I learned a new word today. Apparently the extra day that is added to the Julian calendar every four years is called a bissextus. It sounds kinda sexy, but to me it is just a cool reminder that we are blessed with an extra day this year. But the idea of having just one more day makes me think of something sad, something I am still dealing with but often push out of my mind because it still hurts–the passing of my grandma. It’s been almost two months now. She was old and I’m glad she isn’t suffering anymore. But I miss her. I miss how invested she was in simply asking about my life. I miss the smell of her kitchen, and seeing how happy she was when the whole family was there laughing and eating her food. I miss how she made me feel like my life was supremely important. I have no doubt that I will see her again in the next life, but it still hurts. I hate that she won’t be at my wedding, and I hate that she will never hold my children. But thus is life. We have to accept death and look back on lost life as a gift and a small glimmer of beauty and perfection that we can recall and smile about when life gets even tougher.
About six months ago my grandparents gave my parents their old green van, and I have driven it from time to time while my own car recuperates from its various ailments. A few weeks ago after grabbing a quick sandwich before work I hopped into the van, threw my backpack on the ground and was hit with a gust of wind from the past. The smell of the van entered my nostrils and immediately surged to my brain reminding me of my grandma. It’s weird how smells can transport you back to the most specific places of your childhood in a fleeting instant. I sat there, breathed in and cried a little. I haven’t cried much since the funeral. I guess I have just changed the subject in my mind when it came up. But that smell, that whiff of the past was too much.
Another instance hit me unexpectedly several days ago. I was visiting my tiny four-pound niece in the NICU when a very real moment crept up on me. I was saying goodbye to little Evelyn, kissing her tiny cheeks as she lay supine in her small hospital crib, listening to me as only an infant could. I started to talk to her. It’s funny how adults talk to newborns. We know they can’t understand us in any way, but we still tell them how precious they are to us, and how much we love them. Maybe it is just assuring to hear those words aloud. Or maybe we just feel that some portion of our love will be received or heard.
I said, “Evie, I love you, but I gotta go home now.” I kissed her soft little head one more time then said, “You met grandma up there, didn’t you?” I don’t know where this came from or if she did or didn’t meet my grandma before coming down early, but I started to cry looking at that tiny human and feeling the closeness between her and heaven, and took my slipping emotional state as a cue to excuse myself. I waved goodbye to my sister in a hurry, leaving before she could see my tears. Because like some people vomit upon seeing vomit, my sister cries on sight of tears. I scuttled out into the hallway and rubbed my eyes quickly, not wanting to break down in front of orderlies and nurses as I made my way to the parking lot.
I guess these little moments seem sad, but really it’s a beautiful thing to remember someone you love. James M. Barrie said, “God gave us memories so that we might have roses in December.” And even though sometimes it hurts so bad, I’m thankful to have those roses.

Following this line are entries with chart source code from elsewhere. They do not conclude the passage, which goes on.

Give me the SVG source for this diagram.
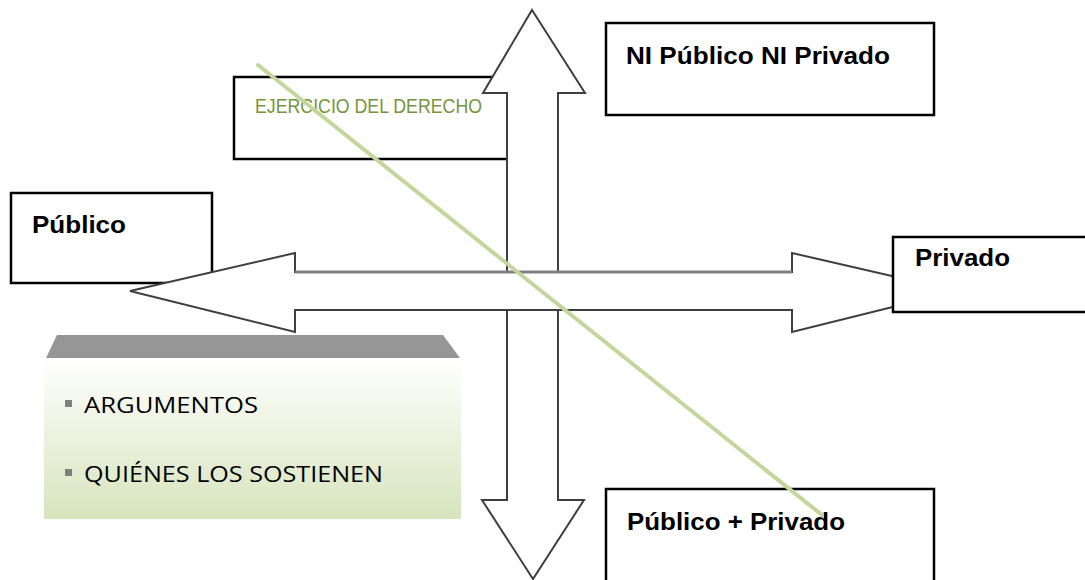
<svg xmlns="http://www.w3.org/2000/svg" width="1085" height="580" viewBox="0 0 1085 580">
  <defs>
    <linearGradient id="panelFill" x1="0" y1="0" x2="0" y2="1">
      <stop offset="0" stop-color="#ffffff"/>
      <stop offset="1" stop-color="#d7e4bd"/>
    </linearGradient>
    <style>
      .box { fill: #ffffff; stroke: #000000; stroke-width: 2.5; }
      .arrow { fill: #ffffff; stroke: #3f3f3f; stroke-width: 2; stroke-linejoin: miter; }
      .label { font-family: "Liberation Sans Narrow", "Liberation Sans", sans-serif; font-weight: bold; font-size: 24px; fill: #000000; }
      .green { font-family: "Liberation Sans Narrow", "Liberation Sans", sans-serif; font-size: 20px; fill: #77933c; }
      .item { font-family: "Open Sans", "Liberation Sans", sans-serif; font-size: 22px; fill: #000000; }
      .bullet { fill: #7f7f7f; }
    </style>
  </defs>
  <rect width="1085" height="580" fill="#ffffff"/>

  <g id="node-publico">
    <rect class="box" x="11" y="193" width="201" height="90"/>
    <text class="label" x="32" y="233" textLength="94" lengthAdjust="spacingAndGlyphs">Público</text>
  </g>

  <g id="node-ejercicio">
    <rect class="box" x="234" y="77" width="274" height="82"/>
    <text class="green" x="255" y="113" textLength="227" lengthAdjust="spacingAndGlyphs">EJERCICIO DEL DERECHO</text>
  </g>

  <g id="connectors">
    <!-- vertical double arrow -->
    <polygon class="arrow" points="532,10 585,93 558,93 558,500 584,500 533,579 482,500 507,500 507,93 483,93"/>
    <!-- horizontal double arrow -->
    <polygon class="arrow" points="130,291 295,253 295,272 792,272 792,253 957,291 792,332 792,310 295,310 295,332"/>
    <line x1="295" y1="272" x2="792" y2="272" stroke="#808080" stroke-width="3"/>
  </g>

  <g id="node-privado">
    <rect class="box" x="893" y="237" width="194" height="75"/>
    <text class="label" x="915" y="266" textLength="95" lengthAdjust="spacingAndGlyphs">Privado</text>
  </g>

  <g id="node-ni">
    <rect class="box" x="606" y="23" width="328" height="92"/>
    <text class="label" x="626" y="64" textLength="264" lengthAdjust="spacingAndGlyphs">NI Público NI Privado</text>
  </g>

  <g id="node-mixto">
    <rect class="box" x="606" y="489" width="328" height="95"/>
    <text class="label" x="627" y="530" textLength="218" lengthAdjust="spacingAndGlyphs">Público + Privado</text>
  </g>

  <g id="node-panel">
    <polygon points="57,335 443,335 460,358 46,358" fill="#969696"/>
    <rect x="44" y="358" width="417" height="161" fill="url(#panelFill)"/>
    <rect class="bullet" x="65" y="400" width="7" height="7"/>
    <text class="item" x="84" y="413" textLength="174" lengthAdjust="spacingAndGlyphs">ARGUMENTOS</text>
    <rect class="bullet" x="65" y="469" width="7" height="7"/>
    <text class="item" x="84" y="482" textLength="299" lengthAdjust="spacingAndGlyphs">QUIÉNES LOS SOSTIENEN</text>
  </g>

  <!-- diagonal stroke across the chart -->
  <line x1="258" y1="65" x2="822" y2="515" stroke="#c3d69b" stroke-width="4" stroke-linecap="round"/>
</svg>
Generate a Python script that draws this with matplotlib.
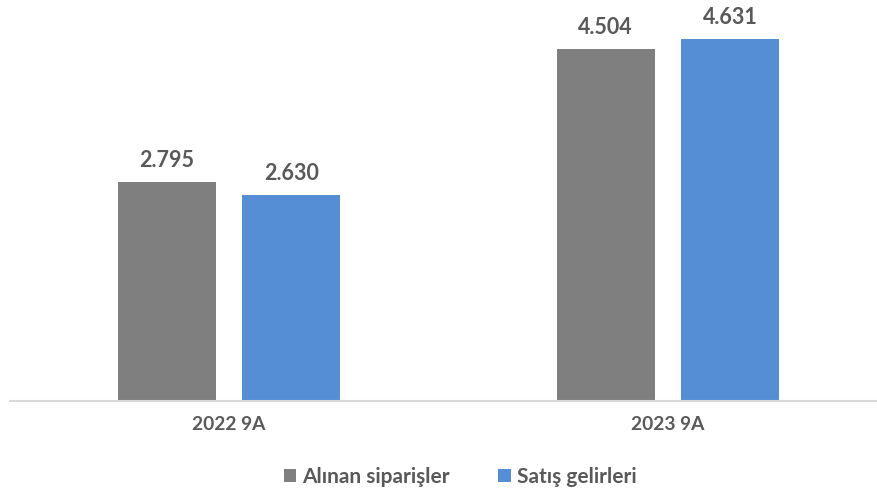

With any death that is close to you you are reminded of the fragility of life. I think about those last days in the hospital with my grandma, and I wish I could have just one more day with her. The truth is we don’t know how many days left we will have with anyone. And though a leap year doesn’t really extend my life any further, it reminds me how much can be done in one day, and how grateful I should be for each sunrise and each sunset. Be it a boring Wednesday in the dead of winter, or a sunny bissextus, let us not take for granted a single day.